Exploiting Transformer in Sparse Reward Reinforcement Learning for Interpretable Temporal Logic Motion Planning

TL;DR

This paper introduces T2TL, a novel framework that integrates Transformer models into reinforcement learning for interpretable temporal logic motion planning, improving task understanding and learning efficiency in complex robotic tasks.

Contribution

The paper proposes a Double-Transformer-guided Temporal Logic framework (T2TL) that enhances reinforcement learning with structured LTL instruction encoding and environment-agnostic pre-training.

Findings

T2TL effectively encodes LTL instructions for better task understanding.

Decomposition of tasks into sub-goals improves learning efficiency.

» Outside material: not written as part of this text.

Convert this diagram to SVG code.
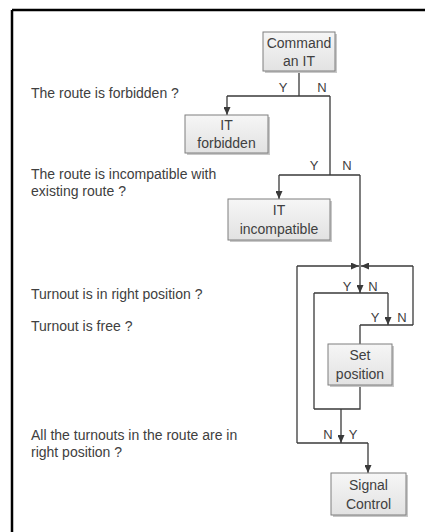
<svg xmlns="http://www.w3.org/2000/svg" width="425" height="532" viewBox="0 0 425 532">
<defs>
<linearGradient id="g" x1="0" y1="0" x2="0" y2="1">
<stop offset="0" stop-color="#f6f6f6"/>
<stop offset="1" stop-color="#e2e2e2"/>
</linearGradient>
<marker id="ah" markerUnits="userSpaceOnUse" markerWidth="8" markerHeight="7" refX="8" refY="3.5" orient="auto">
<path d="M0,0 L8,3.5 L0,7 z" fill="#3a3a3a"/>
</marker>
</defs>
<style>
.box{fill:url(#g);stroke:#7f7f7f;stroke-width:1}
.sh{fill:#c8c8c8}
.bt{font-family:"Liberation Sans",Arial,sans-serif;font-size:14px;fill:#404040;text-anchor:middle}
.lt{font-family:"Liberation Sans",Arial,sans-serif;font-size:14px;fill:#404040}
.yn{font-family:"Liberation Sans",Arial,sans-serif;font-size:13px;fill:#404040;text-anchor:middle}
.c{fill:none;stroke:#3a3a3a;stroke-width:1.3}
.a{marker-end:url(#ah)}
</style>
<rect width="425" height="532" fill="#ffffff"/>
<g id="frame">
<path d="M12,10 H425 M12,10 V532" fill="none" stroke="#000" stroke-width="2.5"/>
</g>
<g id="labels">
<text class="lt" x="31" y="98">The route is forbidden ?</text>
<text class="lt" x="31" y="179">The route is incompatible with</text>
<text class="lt" x="31" y="196">existing route ?</text>
<text class="lt" x="31" y="299">Turnout is in right position ?</text>
<text class="lt" x="31" y="331">Turnout is free ?</text>
<text class="lt" x="31" y="440">All the turnouts in the route are in</text>
<text class="lt" x="31" y="457">right position ?</text>
</g>
<g id="connectors">
<path class="c" d="M299,71 V96 M227,96 H330"/>
<path class="c a" d="M227,96 V115"/>
<path class="c" d="M330,96 V175 M279,175 H360"/>
<path class="c a" d="M279,175 V199"/>
<path class="c a" d="M360,175 V293"/>
<path class="c" d="M297,266 V443"/>
<path class="c a" d="M297,266 H359"/>
<path class="c" d="M413,266 V325"/>
<path class="c a" d="M413,266 H361"/>
<path class="c" d="M314,293 H388 M314,293 V409"/>
<path class="c a" d="M388,293 V325"/>
<path class="c" d="M360,325 H413 M360,325 V344"/>
<path class="c" d="M360,385 V409 H314"/>
<path class="c a" d="M341,409 V443"/>
<path class="c" d="M297,443 H368"/>
<path class="c a" d="M368,443 V473"/>
<text class="yn" x="283" y="92">Y</text>
<text class="yn" x="322" y="92">N</text>
<text class="yn" x="314" y="170">Y</text>
<text class="yn" x="347" y="170">N</text>
<text class="yn" x="347" y="291">Y</text>
<text class="yn" x="373" y="291">N</text>
<text class="yn" x="375" y="322">Y</text>
<text class="yn" x="402" y="322">N</text>
<text class="yn" x="328" y="439">N</text>
<text class="yn" x="353" y="439">Y</text>
</g>
<g id="n-command">
<rect class="sh" x="265" y="34" width="72" height="39"/>
<rect class="box" x="263" y="32" width="72" height="39"/>
<text class="bt" x="299" y="48">Command</text>
<text class="bt" x="299" y="66">an IT</text>
</g>
<g id="n-forbidden">
<rect class="sh" x="187" y="117" width="83" height="38"/>
<rect class="box" x="185" y="115" width="83" height="38"/>
<text class="bt" x="226.5" y="130">IT</text>
<text class="bt" x="226.5" y="148">forbidden</text>
</g>
<g id="n-incompatible">
<rect class="sh" x="230" y="201" width="102" height="41"/>
<rect class="box" x="228" y="199" width="102" height="41"/>
<text class="bt" x="279" y="215">IT</text>
<text class="bt" x="279" y="234">incompatible</text>
</g>
<g id="n-setpos">
<rect class="sh" x="330" y="346" width="64" height="41"/>
<rect class="box" x="328" y="344" width="64" height="41"/>
<text class="bt" x="360" y="360">Set</text>
<text class="bt" x="360" y="379">position</text>
</g>
<g id="n-signal">
<rect class="sh" x="333" y="475" width="75" height="42"/>
<rect class="box" x="331" y="473" width="75" height="42"/>
<text class="bt" x="368.5" y="490">Signal</text>
<text class="bt" x="368.5" y="509">Control</text>
</g>
</svg>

Simulation results validate the effectiveness of the proposed framework.

Abstract

Automaton based approaches have enabled robots to perform various complex tasks. However, most existing automaton based algorithms highly rely on the manually customized representation of states for the considered task, limiting its applicability in deep reinforcement learning algorithms. To address this issue, by incorporating Transformer into reinforcement learning, we develop a Double-Transformer-guided Temporal Logic framework (T2TL) that exploits the structural feature of Transformer twice, i.e., first encoding the LTL instruction via the Transformer module for efficient understanding of task instructions during the training and then encoding the context variable via the Transformer again for improved task performance. Particularly, the LTL instruction is specified by co-safe LTL. As a semantics-preserving rewriting operation, LTL progression is exploited to decompose the complex task into learnable sub-goals, which not only converts non-Markovian reward decision processes to Markovian ones, but also improves the sampling efficiency by simultaneous learning of multiple sub-tasks. An environment-agnostic LTL pre-training scheme is further incorporated to facilitate the learning of the Transformer module resulting in an improved representation of LTL. The simulation results demonstrate the effectiveness of the T2TL framework.